Nicolas Burquier, Pizza Hut's chief customer and operations officer in the U.S., said in an interview with Bloomberg, "We are pretty obsessed with improving the customer experience. The more we can get closer to their homes or the point of delivery, the better and hotter the product will be."
Now, it's important to note that the word autonomy is being bandied about in stories covering this pizza truck, which makes sense since the two companies are indeed exploring that possibility. That's referring to the process of heating up a pizza; the Toyota Tundra that forms the basis of the machine is driven by a human being. It is a zero-emission vehicle, though. Its gasoline-burning engine was yanked and replaced with the guts of a Toyota Mirai hydrogen fuel cell car, so the only thing emitted from this truck's tailpipe is water.
As for the pizzas in the bed, those are stored in a refrigerator until needed, at which time a robotic arm will transfer a pie from the cooler to ventless conveyer oven.
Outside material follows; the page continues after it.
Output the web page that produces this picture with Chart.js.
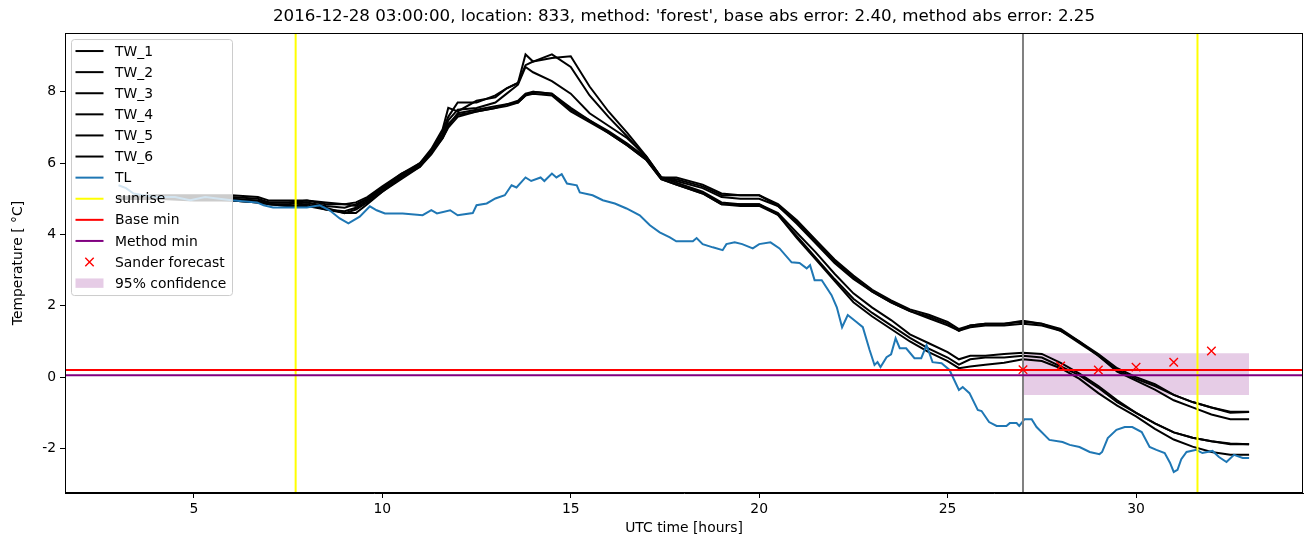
<!DOCTYPE html>
<html>
<head>
<meta charset="utf-8">
<title>TW / TL forecast</title>
<script src="https://cdn.jsdelivr.net/npm/chart.js@4.4.1/dist/chart.umd.min.js"></script>
<style>
  html, body { margin: 0; padding: 0; background: #fff; }
  canvas { display: block; }
</style>
</head>
<body>
<canvas id="chart" width="1313" height="547"></canvas>
<script>
// ---- data ----
const TITLE = "2016-12-28 03:00:00, location: 833, method: 'forest', base abs error: 2.40, method abs error: 2.25";

// road surface sensors TW_1..TW_6, shared hour grid
const twHours = [3, 4, 5, 6, 6.7, 7, 7.5, 8, 8.5, 9, 9.3, 9.6, 10, 10.5, 11, 11.3, 11.6, 11.75, 12, 12.5,
  13, 13.3, 13.6, 13.8, 14, 14.5, 15, 15.5, 16, 16.5, 17, 17.4, 17.8, 18.5, 19, 19.5, 20, 20.5, 21, 21.5,
  22, 22.5, 23, 23.5, 24, 24.5, 25, 25.3, 25.6, 26, 26.5, 27, 27.5, 28, 28.5, 29, 29.5, 30, 30.5, 31,
  31.5, 32, 32.5, 33];
const tw1 = [5.05, 5.05, 5.05, 5.05, 5.0, 4.9, 4.9, 4.95, 4.85, 4.85, 4.9, 5.05, 5.35, 5.7, 6.0, 6.4, 6.95, 7.55, 7.45, 7.75,
  7.85, 8.1, 8.25, 9.05, 8.85, 9.05, 8.7, 7.9, 7.3, 6.75, 6.15, 5.6, 5.6, 5.4, 5.15, 5.1, 5.1, 4.85, 4.4, 3.85,
  3.3, 2.85, 2.45, 2.15, 1.9, 1.75, 1.55, 1.35, 1.45, 1.5, 1.5, 1.58, 1.5, 1.35, 1.0, 0.65, 0.25, 0.0, -0.2, -0.5,
  -0.7, -0.85, -1.0, -0.98];
const tw2 = [5.05, 5.1, 5.1, 5.1, 5.05, 4.95, 4.95, 4.95, 4.9, 4.85, 4.8, 5.0, 5.3, 5.65, 6.0, 6.35, 6.9, 7.3, 7.7, 7.7,
  7.9, 8.1, 8.25, 8.75, 8.85, 8.95, 9.0, 8.15, 7.45, 6.85, 6.2, 5.6, 5.55, 5.35, 5.1, 5.1, 5.1, 4.8, 4.35, 3.8,
  3.25, 2.8, 2.4, 2.1, 1.85, 1.7, 1.5, 1.3, 1.45, 1.5, 1.5, 1.55, 1.5, 1.3, 1.0, 0.6, 0.2, -0.05, -0.25, -0.5,
  -0.7, -0.85, -0.97, -0.97];
const tw3 = [5.05, 5.05, 5.0, 5.0, 4.95, 4.85, 4.85, 4.9, 4.8, 4.75, 4.85, 5.0, 5.3, 5.7, 5.95, 6.35, 6.8, 7.2, 7.5, 7.55,
  7.7, 7.95, 8.2, 8.7, 8.55, 8.3, 7.95, 7.4, 7.05, 6.7, 6.2, 5.6, 5.5, 5.3, 5.05, 5.0, 5.0, 4.8, 4.3, 3.75,
  3.2, 2.75, 2.4, 2.1, 1.85, 1.65, 1.45, 1.3, 1.4, 1.45, 1.45, 1.5, 1.45, 1.3, 0.95, 0.6, 0.15, -0.1, -0.35, -0.65,
  -0.85, -1.05, -1.18, -1.18];
const tw4 = [5.0, 5.0, 5.0, 4.95, 4.9, 4.85, 4.8, 4.85, 4.7, 4.65, 4.75, 4.95, 5.25, 5.6, 5.95, 6.3, 6.8, 7.1, 7.35, 7.45,
  7.55, 7.65, 7.75, 7.95, 8.0, 7.95, 7.55, 7.2, 6.9, 6.55, 6.15, 5.6, 5.45, 5.2, 4.9, 4.85, 4.85, 4.6, 4.05, 3.5,
  2.9, 2.35, 1.95, 1.6, 1.2, 0.95, 0.7, 0.5, 0.6, 0.6, 0.65, 0.68, 0.65, 0.4, 0.1, -0.25, -0.65, -1.0, -1.3, -1.55,
  -1.7, -1.8, -1.88, -1.88];
const tw5 = [5.0, 5.0, 5.0, 5.0, 4.95, 4.9, 4.9, 4.9, 4.75, 4.6, 4.7, 4.9, 5.2, 5.6, 5.9, 6.3, 6.7, 7.05, 7.4, 7.5,
  7.6, 7.65, 7.7, 7.9, 8.0, 7.95, 7.5, 7.2, 6.85, 6.5, 6.1, 5.55, 5.4, 5.15, 4.85, 4.85, 4.85, 4.55, 3.95, 3.35,
  2.75, 2.2, 1.8, 1.45, 1.1, 0.8, 0.55, 0.35, 0.5, 0.55, 0.55, 0.6, 0.55, 0.3, 0.05, -0.3, -0.7, -1.0, -1.3, -1.55,
  -1.7, -1.8, -1.86, -1.88];
const tw6 = [5.0, 5.0, 4.95, 4.95, 4.9, 4.85, 4.8, 4.8, 4.7, 4.6, 4.6, 4.85, 5.2, 5.55, 5.9, 6.25, 6.7, 7.0, 7.3, 7.45,
  7.55, 7.6, 7.7, 7.9, 7.95, 7.9, 7.45, 7.15, 6.85, 6.5, 6.1, 5.55, 5.4, 5.15, 4.85, 4.8, 4.8, 4.55, 3.9, 3.3,
  2.7, 2.1, 1.7, 1.35, 1.0, 0.7, 0.45, 0.25, 0.3, 0.35, 0.4, 0.5, 0.45, 0.25, -0.05, -0.45, -0.8, -1.1, -1.45, -1.75,
  -1.95, -2.1, -2.18, -2.18];

// air temperature TL
const tlHours = [3.0, 3.2, 3.4, 3.65, 4.0, 4.5, 4.9, 5.3, 6.0, 6.67, 6.85, 7.1, 8.0, 8.34, 8.6, 8.87, 9.1, 9.4, 9.67, 9.85,
  10.07, 10.54, 11.07, 11.3, 11.45, 11.8, 12.0, 12.4, 12.5, 12.77, 13.0, 13.25, 13.43, 13.56, 13.8, 13.95, 14.2, 14.3, 14.5, 14.62,
  14.76, 14.9, 15.16, 15.24, 15.58, 15.85, 16.17, 16.48, 16.83, 17.1, 17.36, 17.63, 17.8, 18.24, 18.34, 18.5, 18.77, 19.03, 19.13, 19.35,
  19.55, 19.83, 20.0, 20.3, 20.54, 20.86, 21.07, 21.26, 21.35, 21.47, 21.66, 21.92, 22.06, 22.2, 22.35, 22.59, 22.75, 22.93, 23.06, 23.14,
  23.22, 23.38, 23.5, 23.62, 23.73, 23.9, 24.12, 24.3, 24.44, 24.6, 24.84, 25.05, 25.3, 25.4, 25.58, 25.8, 25.9, 26.1, 26.3, 26.56,
  26.65, 26.83, 26.9, 27.04, 27.23, 27.36, 27.7, 28.05, 28.24, 28.5, 28.77, 29.03, 29.1, 29.25, 29.48, 29.7, 29.9, 30.15, 30.36, 30.54,
  30.76, 30.9, 31.0, 31.1, 31.2, 31.34, 31.6, 31.76, 32.03, 32.2, 32.4, 32.6, 32.83, 33.0];
const tlValues = [5.38, 5.3, 5.15, 5.1, 5.05, 5.05, 4.96, 5.05, 4.96, 4.9, 4.82, 4.76, 4.76, 4.82, 4.68, 4.45, 4.31, 4.5, 4.79, 4.68,
  4.59, 4.59, 4.54, 4.68, 4.59, 4.68, 4.54, 4.6, 4.82, 4.87, 5.01, 5.1, 5.38, 5.32, 5.6, 5.5, 5.6, 5.5, 5.71, 5.6,
  5.69, 5.43, 5.38, 5.18, 5.1, 4.96, 4.87, 4.73, 4.54, 4.26, 4.06, 3.92, 3.81, 3.81, 3.9, 3.73, 3.64, 3.56, 3.73, 3.78,
  3.73, 3.61, 3.73, 3.78, 3.61, 3.22, 3.2, 3.05, 3.14, 2.72, 2.72, 2.3, 1.96, 1.4, 1.74, 1.54, 1.4, 0.76, 0.34, 0.42,
  0.28, 0.56, 0.64, 1.09, 0.81, 0.81, 0.53, 0.53, 0.9, 0.42, 0.39, 0.2, -0.36, -0.28, -0.45, -0.92, -0.95, -1.26, -1.37, -1.37,
  -1.29, -1.29, -1.37, -1.18, -1.18, -1.4, -1.76, -1.82, -1.9, -1.96, -2.1, -2.16, -2.1, -1.71, -1.48, -1.4, -1.4, -1.54, -1.96, -2.04,
  -2.13, -2.4, -2.66, -2.6, -2.3, -2.1, -2.04, -2.13, -2.07, -2.24, -2.38, -2.18, -2.27, -2.27];

const sunriseHours = [7.7, 31.63];
const forecastHour = 27;
const baseMin = 0.2;
const methodMin = 0.05;
const sanderHours = [27, 28, 29, 30, 31, 32];
const sanderValues = [0.21, 0.31, 0.2, 0.28, 0.42, 0.73];
const confHours = [27, 33];
const confUpper = [0.67, 0.67];
const confLower = [-0.5, -0.5];

const xTicks = [5, 10, 15, 20, 25, 30];
const yTicks = [-2, 0, 2, 4, 6, 8];
const X_MIN = 1.58, X_MAX = 34.43;
const Y_MIN = -3.25, Y_MAX = 9.65;

// ---- styling ----
const FONT = "'DejaVu Sans', Verdana, sans-serif";
const TL_BLUE = "#1f77b4";
const BAND = "rgba(128,0,128,0.2)";

const pts = (xs, ys) => xs.map((x, i) => ({ x, y: ys[i] }));
const vline = x => [{ x, y: Y_MIN - 1 }, { x, y: Y_MAX + 1 }];
const hline = y => [{ x: X_MIN - 1, y }, { x: X_MAX + 1, y }];

function lineSet(label, data, color) {
  return { label, data, borderColor: color, backgroundColor: color, borderWidth: 2,
    pointRadius: 0, tension: 0, fill: false };
}

const twSeries = [tw1, tw2, tw3, tw4, tw5, tw6];

// first dataset is drawn on top
const datasets = [
  { label: "Sander forecast", data: pts(sanderHours, sanderValues), showLine: false,
    pointStyle: "crossRot", pointRadius: 6, borderColor: "red", backgroundColor: "red", pointBorderWidth: 1.4 },
  lineSet("Method min", hline(methodMin), "purple"),
  lineSet("Base min", hline(baseMin), "red"),
  ...sunriseHours.map(h => lineSet("sunrise", vline(h), "yellow")),
  lineSet("forecast time", vline(forecastHour), "gray"),
  lineSet("TL", pts(tlHours, tlValues), TL_BLUE),
  ...twSeries.map((s, i) => lineSet("TW_" + (i + 1), pts(twHours, s), "black")).reverse(),
  { label: "95% confidence", data: pts(confHours, confUpper), borderWidth: 0, pointRadius: 0,
    backgroundColor: BAND, fill: "+1" },
  { label: "conf low", data: pts(confHours, confLower), borderWidth: 0, pointRadius: 0, fill: false }
];

const legendItems = [
  ...twSeries.map((s, i) => ({ label: "TW_" + (i + 1), kind: "line", color: "black" })),
  { label: "TL", kind: "line", color: TL_BLUE },
  { label: "sunrise", kind: "line", color: "yellow" },
  { label: "Base min", kind: "line", color: "red" },
  { label: "Method min", kind: "line", color: "purple" },
  { label: "Sander forecast", kind: "cross", color: "red" },
  { label: "95% confidence", kind: "patch", color: BAND }
];

// matplotlib style legend box in the upper left of the axes
const legendBox = {
  id: "legendBox",
  afterDraw(chart) {
    const { ctx, chartArea } = chart;
    const x0 = chartArea.left + 6.5, y0 = chartArea.top + 6.5;
    const w = 161, h = 256, rowH = 21.1;
    ctx.save();
    ctx.fillStyle = "rgba(255,255,255,0.8)";
    ctx.strokeStyle = "#cccccc";
    ctx.lineWidth = 1;
    ctx.beginPath();
    ctx.roundRect(x0, y0, w, h, 3);
    ctx.fill();
    ctx.stroke();
    ctx.font = "13.9px " + FONT;
    ctx.textBaseline = "middle";
    legendItems.forEach((item, i) => {
      const cy = y0 + 11.5 + i * rowH;
      const hx = x0 + 4, hw = 28;
      if (item.kind === "line") {
        ctx.strokeStyle = item.color;
        ctx.lineWidth = 2;
        ctx.beginPath();
        ctx.moveTo(hx, cy);
        ctx.lineTo(hx + hw, cy);
        ctx.stroke();
      } else if (item.kind === "cross") {
        const cx = hx + hw / 2, r = 4.2;
        ctx.strokeStyle = item.color;
        ctx.lineWidth = 1.4;
        ctx.beginPath();
        ctx.moveTo(cx - r, cy - r); ctx.lineTo(cx + r, cy + r);
        ctx.moveTo(cx - r, cy + r); ctx.lineTo(cx + r, cy - r);
        ctx.stroke();
      } else {
        ctx.fillStyle = item.color;
        ctx.fillRect(hx, cy - 4.7, hw, 9.4);
      }
      ctx.fillStyle = "#000";
      ctx.fillText(item.label, x0 + 43.5, cy + 1);
    });
    ctx.restore();
  }
};

// top and right spines
const frame = {
  id: "frame",
  afterDatasetsDraw(chart) {
    const { ctx, chartArea: a } = chart;
    ctx.save();
    ctx.strokeStyle = "#000";
    ctx.lineWidth = 1;
    ctx.strokeRect(Math.round(a.left) + 0.5, Math.round(a.top) + 0.5,
      Math.round(a.right - a.left) - 1, Math.round(a.bottom - a.top) - 1);
    ctx.restore();
  }
};

const tickFont = { family: FONT, size: 13.9 };

new Chart(document.getElementById("chart"), {
  type: "line",
  data: { datasets },
  plugins: [legendBox, frame],
  options: {
    responsive: false,
    animation: false,
    events: [],
    layout: { padding: { left: 0, right: 10, top: 0, bottom: 0 } },
    plugins: {
      legend: { display: false },
      tooltip: { enabled: false },
      title: {
        display: true, text: TITLE, fullSize: false, color: "#000",
        font: { family: FONT, size: 16.7, weight: "normal" },
        padding: { top: 7, bottom: 6 }
      }
    },
    scales: {
      x: {
        type: "linear", min: X_MIN, max: X_MAX,
        afterBuildTicks: axis => { axis.ticks = xTicks.map(v => ({ value: v })); },
        afterFit: scale => { scale.height = 54; },
        ticks: { color: "#000", font: tickFont, padding: 3, maxRotation: 0 },
        grid: { drawOnChartArea: false, drawTicks: true, tickLength: 5, color: "#000" },
        border: { display: true, color: "#000", width: 1 },
        title: { display: true, text: "UTC time [hours]", color: "#000", font: tickFont,
          padding: { top: 0, bottom: 10 } }
      },
      y: {
        type: "linear", min: Y_MIN, max: Y_MAX,
        afterBuildTicks: axis => { axis.ticks = yTicks.map(v => ({ value: v })); },
        afterFit: scale => { scale.width = 65; },
        ticks: { color: "#000", font: tickFont, padding: 4 },
        grid: { drawOnChartArea: false, drawTicks: true, tickLength: 5, color: "#000" },
        border: { display: true, color: "#000", width: 1 },
        title: { display: true, text: "Temperature [ °C]", color: "#000", font: tickFont,
          padding: { top: 10, bottom: 0 } }
      }
    }
  }
});
</script>
</body>
</html>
According to The Verge, the entire process takes six to seven minutes, and it all takes place right at the customer's home to ensure the pizza is as hot and fresh as possible.
There's not timetable as to when you might see an pickup-mounted automated pizza oven on a public road near you. We wouldn't hold our breath. That said, food delivery is one arena where self-driven vehicles could potentially make a splash.